Communications between B cells and T cells have a fundamental role in autoantibody production, and an educational session at ACR Convergence 2020 will review how follicular T helper cells, germinal center B cells, and plasma cells impact autoimmune disease.
The initial presentation of B Cell and T Cell Convergence for Autoantibody Neogenesis will take place on Sunday, Nov. 8 from 11 a.m. – 12 p.m. EST and feature a live question-and-answer session in addition to three presentations. Registered annual meeting attendees also can access the session on demand until March 11, 2021.
Jeremy Boss, PhD, professor and chair, Department of Microbiology & Immunology, Emory University School of Medicine, will discuss research done by his group with the Ignacio Sanz lab that was published last winter in Nature Immunology (Scharer, C.D., Blalock, E.L., Mi, T. et al. Epigenetic programming underpins B cell dysfunction in human SLE). With a small cohort of nine African American female patients, some with systemic lupus erythematosus and others as a control group, researchers did an extensive epigenomics and transcriptomics study on multiple subsets of peripheral B cells.
Using DNA methylation, chromatin accessibility, and transcription to analyze each subset, researchers tried to determine the mechanisms that underpin the disease caused by these B cells. Dr. Boss said that the Sanz group showed that two subsets, activated naïve and DN2 B cells, produced autoantibodies in greater numbers in those with SLE versus the healthy control group.
“It was sort of a surprise, and a major finding,” Dr. Boss said. “We did not expect that the naïve cells would have an epigenetic signature that are hallmarks of pathogenic DN2 cells.”
This comprehensive analysis was the first of its kind for providing this kind of detail about these cell types, Dr. Boss noted, and will help improve what is today a poor understanding about the etiology of autoimmune diseases.
“While we don’t have answers for all the questions we can come up with, we sort of have a platform now to begin to explore various genes and transcriptional mechanisms of control that could potentially open up new targets for therapy,” he said. “Certainly, if we can ever move the markers to diagnostic assays, we might be able to better predict disease outcome. SLE is all about flares. Patients go through cycles, and we analyzed our patients while they were flaring.”

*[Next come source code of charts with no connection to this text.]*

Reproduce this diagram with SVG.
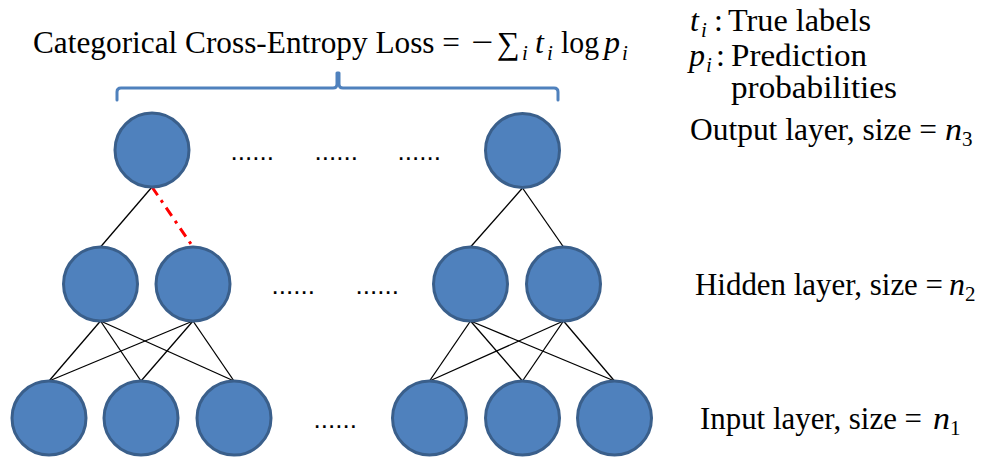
<svg xmlns="http://www.w3.org/2000/svg" width="982" height="457" viewBox="0 0 982 457">
  <style>
    .node { fill: #4F81BD; stroke: #3A5F8B; stroke-width: 3; }
    .edge { stroke: #000; stroke-width: 1.3; fill: none; }
    .loss { stroke: #FF0000; stroke-width: 3; stroke-dasharray: 10 6 3 6; fill: none; }
    .brace { stroke: #4F81BD; stroke-width: 3; fill: none; stroke-linejoin: round; stroke-linecap: round; }
    .lbl { font-family: "Liberation Serif", "Times New Roman", serif; font-size: 32px; fill: #000; }
    .it { font-style: italic; }
    .sub { font-size: 21px; }
    .sum { font-size: 32px; }
    .dots { font-family: "Liberation Sans", Arial, sans-serif; font-size: 26px; fill: #000; }
  </style>
  <rect width="982" height="457" fill="#fff"/>

  <!-- loss formula -->
  <g id="formula">
    <text class="lbl" x="33" y="53" textLength="427" lengthAdjust="spacingAndGlyphs">Categorical Cross-Entropy Loss =</text>
    <text class="lbl" x="471" y="53" textLength="22" lengthAdjust="spacingAndGlyphs">−</text>
    <text class="lbl sum" x="497" y="54">∑</text>
    <text class="lbl it sub" x="522" y="60">i</text>
    <text class="lbl it" x="535" y="53">t</text>
    <text class="lbl it sub" x="547" y="60">i</text>
    <text class="lbl" x="561" y="53" textLength="38" lengthAdjust="spacingAndGlyphs">log</text>
    <text class="lbl it" x="604" y="53">p</text>
    <text class="lbl it sub" x="622" y="60">i</text>
  </g>

  <!-- brace spanning the output layer -->
  <g id="brace">
    <path class="brace" d="M117,100 L117,92 Q117,88 121,88 L333,88 Q337,88 337,84 L337,73 L339,73 L339,84 Q339,88 343,88 L554,88 Q558,88 558,92 L558,100"/>
  </g>

  <!-- legend -->
  <g id="legend">
    <text class="lbl it" x="690" y="31">t</text>
    <text class="lbl it sub" x="701" y="37">i</text>
    <text class="lbl" x="714" y="31">:</text>
    <text class="lbl" x="728" y="31" textLength="143" lengthAdjust="spacingAndGlyphs">True labels</text>
    <text class="lbl it" x="689" y="66">p</text>
    <text class="lbl it sub" x="706" y="72">i</text>
    <text class="lbl" x="716" y="66">:</text>
    <text class="lbl" x="731" y="66" textLength="136" lengthAdjust="spacingAndGlyphs">Prediction</text>
    <text class="lbl" x="731" y="98" textLength="166" lengthAdjust="spacingAndGlyphs">probabilities</text>
  </g>

  <!-- layer labels -->
  <g id="label-output">
    <text class="lbl" x="690" y="140" textLength="247" lengthAdjust="spacingAndGlyphs">Output layer, size =</text>
    <text class="lbl it" x="945" y="140" textLength="17" lengthAdjust="spacingAndGlyphs">n</text>
    <text class="lbl sub" x="962" y="146">3</text>
  </g>
  <g id="label-hidden">
    <text class="lbl" x="695" y="295" textLength="248" lengthAdjust="spacingAndGlyphs">Hidden layer, size =</text>
    <text class="lbl it" x="949" y="295" textLength="16" lengthAdjust="spacingAndGlyphs">n</text>
    <text class="lbl sub" x="965" y="301">2</text>
  </g>
  <g id="label-input">
    <text class="lbl" x="700" y="429" textLength="222" lengthAdjust="spacingAndGlyphs">Input layer, size =</text>
    <text class="lbl it" x="933" y="429" textLength="17" lengthAdjust="spacingAndGlyphs">n</text>
    <text class="lbl sub" x="950" y="435">1</text>
  </g>

  <!-- connections -->
  <g id="connectors">
    <line class="edge" x1="152" y1="187" x2="100.5" y2="247"/>
    <line class="loss" x1="152" y1="187" x2="193" y2="247"/>
    <line class="edge" x1="522.5" y1="188" x2="470.5" y2="247"/>
    <line class="edge" x1="522.5" y1="188" x2="563.5" y2="247"/>

    <line class="edge" x1="100.5" y1="321" x2="49" y2="381"/>
    <line class="edge" x1="100.5" y1="321" x2="141" y2="381"/>
    <line class="edge" x1="100.5" y1="321" x2="234" y2="381"/>
    <line class="edge" x1="193" y1="321" x2="49" y2="381"/>
    <line class="edge" x1="193" y1="321" x2="141" y2="381"/>
    <line class="edge" x1="193" y1="321" x2="234" y2="381"/>

    <line class="edge" x1="470.5" y1="321" x2="429.5" y2="381"/>
    <line class="edge" x1="470.5" y1="321" x2="522.5" y2="381"/>
    <line class="edge" x1="470.5" y1="321" x2="614.5" y2="381"/>
    <line class="edge" x1="563.5" y1="321" x2="429.5" y2="381"/>
    <line class="edge" x1="563.5" y1="321" x2="522.5" y2="381"/>
    <line class="edge" x1="563.5" y1="321" x2="614.5" y2="381"/>
  </g>

  <!-- output layer -->
  <g id="out-1"><circle class="node" cx="152" cy="150" r="37"/></g>
  <g id="out-n"><circle class="node" cx="522.5" cy="150.5" r="37"/></g>

  <!-- hidden layer -->
  <g id="hid-1"><circle class="node" cx="100.5" cy="284" r="37"/></g>
  <g id="hid-2"><circle class="node" cx="193" cy="284" r="37"/></g>
  <g id="hid-n1"><circle class="node" cx="470.5" cy="284" r="37"/></g>
  <g id="hid-n"><circle class="node" cx="563.5" cy="284" r="37"/></g>

  <!-- input layer -->
  <g id="in-1"><circle class="node" cx="49" cy="418" r="37"/></g>
  <g id="in-2"><circle class="node" cx="141" cy="418" r="37"/></g>
  <g id="in-3"><circle class="node" cx="234" cy="418" r="37"/></g>
  <g id="in-n2"><circle class="node" cx="429.5" cy="418" r="37"/></g>
  <g id="in-n1"><circle class="node" cx="522.5" cy="418" r="37"/></g>
  <g id="in-n"><circle class="node" cx="614.5" cy="418" r="37"/></g>

  <!-- ellipses between nodes -->
  <g id="ellipses">
    <text class="dots" x="230.6" y="160">......</text>
    <text class="dots" x="314.6" y="160">......</text>
    <text class="dots" x="397.6" y="160">......</text>
    <text class="dots" x="271.6" y="294">......</text>
    <text class="dots" x="355.6" y="294">......</text>
    <text class="dots" x="313.6" y="428">......</text>
  </g>
</svg>
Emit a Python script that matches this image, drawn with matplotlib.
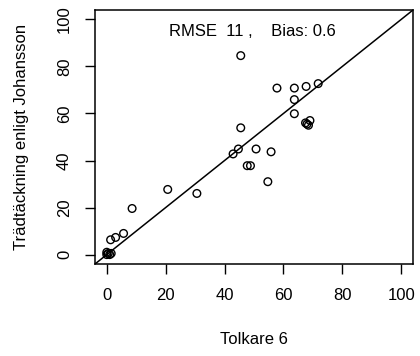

Pamela Schwartzberg, MD, PhD, National Institutes of Health, will open the session with a discussion of the role of follicular T helper cells. Dr. Schwartzberg’s lab focuses on signaling pathways in T lymphocytes and on pathways affected by primary immunodeficiencies and how they affect T cell development and functional responses. Paolo Casali, MD, Ashbel Smith Professor and distinguished research professor of medicine, microbiology, immunology & molecular genetics, University of Texas Long School of Medicine, will present on epigenic regulation of AID and the autoantibody response by the histone deacetylase sirt1.